In Kotlin Multiplatform projects, shared code can pass through a common frontend pipeline, and then each backend emits target-specific output for its platform.

What Compiler Plugins Are

Compiler plugins are pieces of code that extend what the compiler can do.

They are not regular application code. They participate in the compilation process itself.

You can think of them as extra tools that can:

  • Inspect code during compilation
  • Report custom diagnostics
  • Generate extra code
  • Transform internal compiler representations

They can join the compilation in different places depending on what they need.

Where Plugins Join

Before deeper meaning is finished

Frontend / FIR-side extensions

Useful when a plugin wants to inspect declarations, validate rules, or produce diagnostics while the compiler is still understanding code.

When Kotlin is moving into IR

FIR -> IR bridge

Useful when a plugin needs to generate extra program pieces before the lower-level transformation stage begins.

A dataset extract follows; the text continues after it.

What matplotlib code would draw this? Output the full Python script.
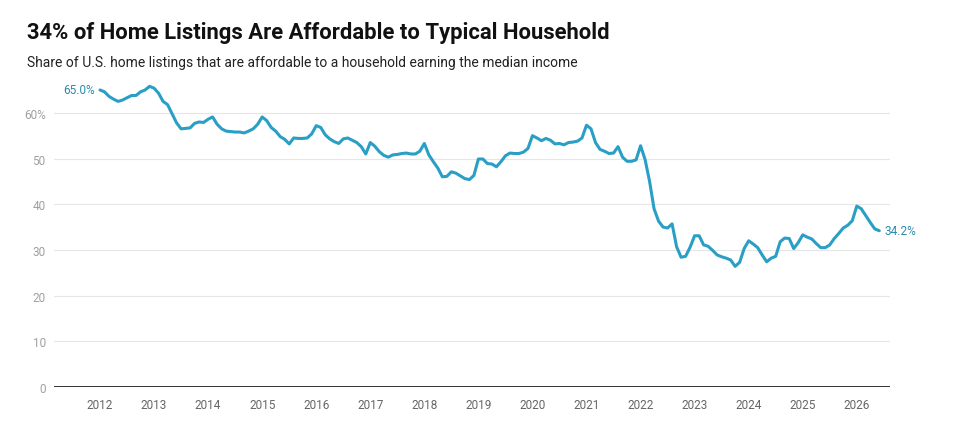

After the program is already in IR

IR transformations

Useful when a plugin wants to rewrite behavior, inject calls, or reshape code before final output generation.

Examples of what plugins might do:

  • Validate rules in a codebase
  • Generate extra declarations from annotations
  • Transform IR before final output generation

K1 vs K2 (Quick Context)

You will often see two names in Kotlin compiler discussions:

  • K1: the older compiler frontend architecture.
  • K2: the newer frontend architecture built around FIR, designed for better consistency, performance, and future evolution.

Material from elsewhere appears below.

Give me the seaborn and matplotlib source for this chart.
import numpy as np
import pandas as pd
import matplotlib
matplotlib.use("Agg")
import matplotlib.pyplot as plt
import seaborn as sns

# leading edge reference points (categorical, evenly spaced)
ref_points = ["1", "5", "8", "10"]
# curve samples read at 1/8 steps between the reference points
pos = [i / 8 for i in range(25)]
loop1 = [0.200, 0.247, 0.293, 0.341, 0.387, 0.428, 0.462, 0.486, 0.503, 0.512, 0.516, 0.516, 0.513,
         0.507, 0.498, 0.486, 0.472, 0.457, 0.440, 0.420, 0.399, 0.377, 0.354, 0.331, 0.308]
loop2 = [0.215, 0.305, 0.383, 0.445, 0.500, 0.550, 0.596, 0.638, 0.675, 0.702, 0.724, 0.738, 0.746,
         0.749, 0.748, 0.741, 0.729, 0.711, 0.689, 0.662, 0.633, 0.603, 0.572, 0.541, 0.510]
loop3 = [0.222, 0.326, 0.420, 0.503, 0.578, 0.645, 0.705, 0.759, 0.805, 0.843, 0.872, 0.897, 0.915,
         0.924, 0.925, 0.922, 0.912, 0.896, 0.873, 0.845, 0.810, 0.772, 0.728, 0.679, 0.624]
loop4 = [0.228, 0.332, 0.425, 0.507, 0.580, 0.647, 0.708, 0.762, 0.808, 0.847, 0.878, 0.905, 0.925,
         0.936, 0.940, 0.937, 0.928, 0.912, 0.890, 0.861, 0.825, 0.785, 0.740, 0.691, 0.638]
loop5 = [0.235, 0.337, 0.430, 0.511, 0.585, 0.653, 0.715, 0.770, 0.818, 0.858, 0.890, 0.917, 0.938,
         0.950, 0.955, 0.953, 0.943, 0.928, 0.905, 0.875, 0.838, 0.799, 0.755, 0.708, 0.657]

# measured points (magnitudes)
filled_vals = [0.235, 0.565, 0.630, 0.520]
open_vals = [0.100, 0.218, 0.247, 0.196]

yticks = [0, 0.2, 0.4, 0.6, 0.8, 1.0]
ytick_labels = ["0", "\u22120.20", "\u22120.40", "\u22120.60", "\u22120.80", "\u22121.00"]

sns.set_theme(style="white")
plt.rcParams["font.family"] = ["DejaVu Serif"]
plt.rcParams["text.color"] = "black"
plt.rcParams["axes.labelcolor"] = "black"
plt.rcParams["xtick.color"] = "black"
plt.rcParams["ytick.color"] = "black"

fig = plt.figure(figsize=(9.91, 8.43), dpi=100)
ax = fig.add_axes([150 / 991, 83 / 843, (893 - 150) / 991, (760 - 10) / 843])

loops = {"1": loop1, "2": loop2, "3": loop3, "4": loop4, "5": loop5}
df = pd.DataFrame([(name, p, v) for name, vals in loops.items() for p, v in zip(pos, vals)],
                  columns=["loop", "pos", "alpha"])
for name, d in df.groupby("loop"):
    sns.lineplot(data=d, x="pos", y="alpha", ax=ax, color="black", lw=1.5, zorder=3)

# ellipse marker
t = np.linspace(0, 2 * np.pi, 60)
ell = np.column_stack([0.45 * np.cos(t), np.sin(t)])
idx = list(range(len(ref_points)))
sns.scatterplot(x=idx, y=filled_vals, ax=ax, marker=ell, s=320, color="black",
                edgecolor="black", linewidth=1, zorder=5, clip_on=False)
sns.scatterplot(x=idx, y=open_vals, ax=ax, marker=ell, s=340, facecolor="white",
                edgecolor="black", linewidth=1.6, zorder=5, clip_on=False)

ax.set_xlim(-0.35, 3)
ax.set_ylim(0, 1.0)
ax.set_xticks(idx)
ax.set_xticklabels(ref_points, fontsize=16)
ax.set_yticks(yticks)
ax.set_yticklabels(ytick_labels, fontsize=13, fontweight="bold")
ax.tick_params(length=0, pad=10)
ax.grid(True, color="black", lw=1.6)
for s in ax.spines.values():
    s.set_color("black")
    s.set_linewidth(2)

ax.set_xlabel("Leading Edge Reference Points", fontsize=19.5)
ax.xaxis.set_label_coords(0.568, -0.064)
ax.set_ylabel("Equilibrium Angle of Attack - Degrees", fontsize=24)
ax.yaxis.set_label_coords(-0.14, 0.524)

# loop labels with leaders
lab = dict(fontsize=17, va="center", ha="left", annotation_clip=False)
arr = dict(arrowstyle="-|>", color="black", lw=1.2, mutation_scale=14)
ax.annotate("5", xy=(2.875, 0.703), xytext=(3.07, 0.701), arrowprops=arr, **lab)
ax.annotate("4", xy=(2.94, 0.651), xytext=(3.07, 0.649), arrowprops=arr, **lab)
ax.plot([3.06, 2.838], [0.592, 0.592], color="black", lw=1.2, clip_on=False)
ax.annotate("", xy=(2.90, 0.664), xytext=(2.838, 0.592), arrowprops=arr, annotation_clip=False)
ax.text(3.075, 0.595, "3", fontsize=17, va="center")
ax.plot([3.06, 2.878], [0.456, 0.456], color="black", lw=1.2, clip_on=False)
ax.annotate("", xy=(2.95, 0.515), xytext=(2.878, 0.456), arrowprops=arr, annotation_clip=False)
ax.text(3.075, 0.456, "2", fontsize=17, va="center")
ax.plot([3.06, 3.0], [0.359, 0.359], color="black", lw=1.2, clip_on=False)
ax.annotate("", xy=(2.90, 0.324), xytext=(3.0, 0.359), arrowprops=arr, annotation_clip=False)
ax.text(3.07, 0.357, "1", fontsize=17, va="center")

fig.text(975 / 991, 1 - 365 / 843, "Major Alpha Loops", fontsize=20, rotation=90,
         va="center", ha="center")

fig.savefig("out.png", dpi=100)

In practical terms, K2 makes the frontend pipeline more unified, which helps diagnostics quality and long-term compiler extensibility.

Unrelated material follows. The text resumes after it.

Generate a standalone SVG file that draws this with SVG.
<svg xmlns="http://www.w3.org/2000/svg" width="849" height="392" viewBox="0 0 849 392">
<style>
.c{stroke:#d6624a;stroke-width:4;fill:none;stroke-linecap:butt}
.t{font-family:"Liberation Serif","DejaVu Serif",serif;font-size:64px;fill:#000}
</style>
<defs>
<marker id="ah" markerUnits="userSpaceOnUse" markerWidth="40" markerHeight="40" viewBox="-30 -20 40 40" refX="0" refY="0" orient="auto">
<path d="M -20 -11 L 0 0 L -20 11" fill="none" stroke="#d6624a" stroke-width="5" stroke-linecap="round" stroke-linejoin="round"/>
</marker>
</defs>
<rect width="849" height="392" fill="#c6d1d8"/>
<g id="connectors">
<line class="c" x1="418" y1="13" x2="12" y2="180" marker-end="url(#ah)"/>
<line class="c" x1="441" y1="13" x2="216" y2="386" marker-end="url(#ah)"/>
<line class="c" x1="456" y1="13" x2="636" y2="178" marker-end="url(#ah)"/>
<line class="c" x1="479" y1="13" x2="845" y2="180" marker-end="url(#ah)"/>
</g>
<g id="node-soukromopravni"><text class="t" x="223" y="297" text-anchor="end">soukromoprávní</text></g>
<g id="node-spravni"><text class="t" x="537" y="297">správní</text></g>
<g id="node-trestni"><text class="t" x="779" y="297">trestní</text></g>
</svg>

This post explains the K2 compilation pipeline and terminology.

Real-World Examples

The compiler pipeline becomes easier to trust when you look at real features that rely on internal rewrites.

Suspend functions (language feature)

At source level, you write something simple:

suspend fun loadUser(id: String): User {
	val profile = api.fetchProfile(id)
	return User(profile)
}

Internally, Kotlin lowers this into a state-machine style form (conceptually):

  • Extra continuation parameter is introduced
  • Local state is stored across suspension points
  • Execution resumes by jumping to the correct state label

That transformation is what lets suspend code look sequential while running asynchronously.

Jetpack Compose (compiler plugin)

At source level, UI looks declarative:

@Composable
fun Greeting(name: String) {
	Text("Hello $name")
}

The Compose compiler plugin rewrites this so runtime can track recomposition efficiently (conceptually):

  • Hidden composition parameters are threaded through calls
  • Stability/change tracking data is propagated
  • Function bodies are split so only invalidated parts re-run

So Compose is a strong real-world example of plugin-driven IR transformations that directly affect runtime behavior and performance.

One more common plugin example: kotlinx.serialization

You write:

@Serializable
data class User(val id: String, val age: Int)

The serialization plugin generates serializer machinery during compilation, so encoding/decoding can work without handwritten boilerplate.

This is another case where compiler plugins do meaningful internal code generation/transformation before final backend output.

Conclusion

Kotlin compilation is easier to reason about when you stop thinking of it as one opaque step.

The compiler reads text, builds structure, enriches that structure with meaning, transforms it into backend-friendly representations, and finally emits output for a specific target.

With K2, that pipeline becomes especially useful to understand because FIR and the newer frontend architecture make the flow more consistent and easier to extend over time.

You do not need to memorize every internal node type to benefit from this model. What matters is understanding the roles of PSI, FIR, IR, and the backend, and recognizing that many Kotlin features and plugins work by rewriting code internally before final output is generated.

Once that clicks, features like suspend, Jetpack Compose, and serialization stop feeling magical and start feeling like well-structured compiler transformations.